• [WRITTEN REQUEST]: Everything from the first line of the data below through the line that contains "fig = plt.figure(figsize=(W" should be written out exactly, please, and nothing more; the pictures stay out.

• [INFORMATION PROVIDED]:
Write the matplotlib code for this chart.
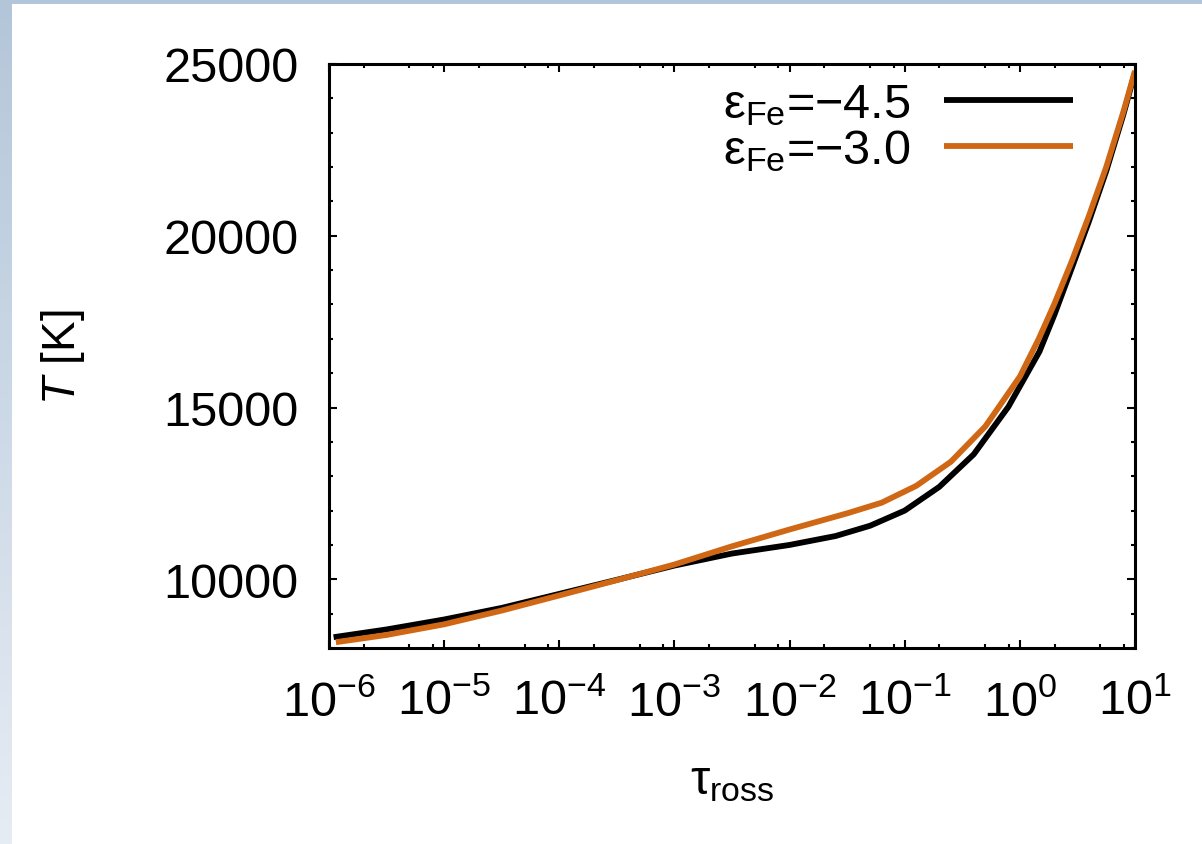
import numpy as np
import matplotlib
matplotlib.use("Agg")
import matplotlib.pyplot as plt
from matplotlib.colors import LinearSegmentedColormap
from matplotlib.patches import Rectangle
from matplotlib.ticker import LogLocator, LogFormatterMathtext, MultipleLocator, NullFormatter

plt.rcParams['font.family'] = 'Liberation Sans'
plt.rcParams['mathtext.fontset'] = 'custom'
plt.rcParams['mathtext.rm'] = 'Liberation Sans'
plt.rcParams['mathtext.it'] = 'Liberation Sans:italic'
plt.rcParams['mathtext.sf'] = 'Liberation Sans'

# log10(tau_ross) and T [K]
logtau_fe45 = [-5.96, -5.5, -5.0, -4.5, -4.0, -3.5, -3.0, -2.5, -2.0, -1.6, -1.3,
               -1.0, -0.7, -0.4, -0.1, 0.17, 0.3, 0.45, 0.6, 0.75, 0.9, 1.0]
temp_fe45 = [8314, 8540, 8830, 9167, 9575, 9985, 10400, 10750, 11000, 11260, 11560,
             12000, 12690, 13640, 15020, 16628, 17700, 19050, 20420, 21880, 23540, 24760]

logtau_fe30 = [-5.94, -5.5, -5.0, -4.5, -4.0, -3.5, -3.0, -2.5, -2.0, -1.5, -1.2,
               -0.9, -0.6, -0.3, 0.0, 0.165, 0.3, 0.45, 0.6, 0.75, 0.9, 1.0]
temp_fe30 = [8169, 8380, 8690, 9090, 9530, 9975, 10430, 10960, 11450, 11920, 12230,
             12720, 13420, 14450, 15900, 17006, 18020, 19250, 20580, 22000, 23620, 24800]

labels = ['ε$_{\\rm Fe}$=−4.5', 'ε$_{\\rm Fe}$=−3.0']
colors = ['black', '#cf6714']

W, H = 1202, 845
fig = plt.figure(figsize=(W / 100, H / 100), dpi=100)

# slide background: bluish strips on left and top
bg = fig.add_axes([0, 0, 1, 1], zorder=-10)
bg.axis('off')
cmap = LinearSegmentedColormap.from_list('bg', ['#b3c6d9', '#e6ecf4'])
bg.imshow(np.linspace(0, 1, 256).reshape(-1, 1), cmap=cmap, aspect='auto',
          extent=[0, 1, 0, 1], origin='upper')
bg.add_patch(Rectangle((12 / W, 0), 1, 1 - 5 / H, color='white', lw=0))
bg.set_xlim(0, 1)
bg.set_ylim(0, 1)

left, right, bottom, top = 329 / W, 1135 / W, 1 - 649 / H, 1 - 65 / H
ax = fig.add_axes([left, bottom, right - left, top - bottom])

for lt, t, lab, c in zip([logtau_fe45, logtau_fe30], [temp_fe45, temp_fe30], labels, colors):
    ax.plot(10 ** np.array(lt), t, color=c, lw=4.2, label=lab, solid_capstyle='butt')

ax.set_xscale('log')
ax.set_xlim(1e-6, 1e1)
ax.set_ylim(8000, 25000)

ax.xaxis.set_major_locator(LogLocator(base=10, numticks=20))
ax.xaxis.set_major_formatter(LogFormatterMathtext())
ax.xaxis.set_minor_locator(LogLocator(base=10, subs=(2, 5, 8), numticks=20))
ax.xaxis.set_minor_formatter(NullFormatter())
ax.yaxis.set_major_locator(MultipleLocator(5000))
ax.yaxis.set_minor_locator(MultipleLocator(1000))

ax.tick_params(which='both', direction='in', top=True, right=True, width=1.5,
               labelsize=35)
ax.tick_params(which='major', length=6)
ax.tick_params(which='minor', length=3)
ax.tick_params(axis='y', pad=22)
ax.tick_params(axis='x', pad=22)
for s in ax.spines.values():
    s.set_linewidth(2.2)

ax.set_xlabel('τ$_{\\rm ross}$', fontsize=35, labelpad=24)
ax.set_ylabel('$T$ [K]', fontsize=33, labelpad=55)

ax.legend(loc='upper right', bbox_to_anchor=(1073 / W, 1 - 83 / H),
          bbox_transform=fig.transFigure, frameon=False, markerfirst=False,
          fontsize=35, handlelength=2.65, handletextpad=0.7, labelspacing=0.0,
          borderpad=0, borderaxespad=0)

fig.savefig('out.png', dpi=100)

• [ANSWER IN FULL]:
Write the matplotlib code for this chart.
import numpy as np
import matplotlib
matplotlib.use("Agg")
import matplotlib.pyplot as plt
from matplotlib.colors import LinearSegmentedColormap
from matplotlib.patches import Rectangle
from matplotlib.ticker import LogLocator, LogFormatterMathtext, MultipleLocator, NullFormatter

plt.rcParams['font.family'] = 'Liberation Sans'
plt.rcParams['mathtext.fontset'] = 'custom'
plt.rcParams['mathtext.rm'] = 'Liberation Sans'
plt.rcParams['mathtext.it'] = 'Liberation Sans:italic'
plt.rcParams['mathtext.sf'] = 'Liberation Sans'

# log10(tau_ross) and T [K]
logtau_fe45 = [-5.96, -5.5, -5.0, -4.5, -4.0, -3.5, -3.0, -2.5, -2.0, -1.6, -1.3,
               -1.0, -0.7, -0.4, -0.1, 0.17, 0.3, 0.45, 0.6, 0.75, 0.9, 1.0]
temp_fe45 = [8314, 8540, 8830, 9167, 9575, 9985, 10400, 10750, 11000, 11260, 11560,
             12000, 12690, 13640, 15020, 16628, 17700, 19050, 20420, 21880, 23540, 24760]

logtau_fe30 = [-5.94, -5.5, -5.0, -4.5, -4.0, -3.5, -3.0, -2.5, -2.0, -1.5, -1.2,
               -0.9, -0.6, -0.3, 0.0, 0.165, 0.3, 0.45, 0.6, 0.75, 0.9, 1.0]
temp_fe30 = [8169, 8380, 8690, 9090, 9530, 9975, 10430, 10960, 11450, 11920, 12230,
             12720, 13420, 14450, 15900, 17006, 18020, 19250, 20580, 22000, 23620, 24800]

labels = ['ε$_{\\rm Fe}$=−4.5', 'ε$_{\\rm Fe}$=−3.0']
colors = ['black', '#cf6714']

W, H = 1202, 845
fig = plt.figure(figsize=(W / 100, H / 100), dpi=100)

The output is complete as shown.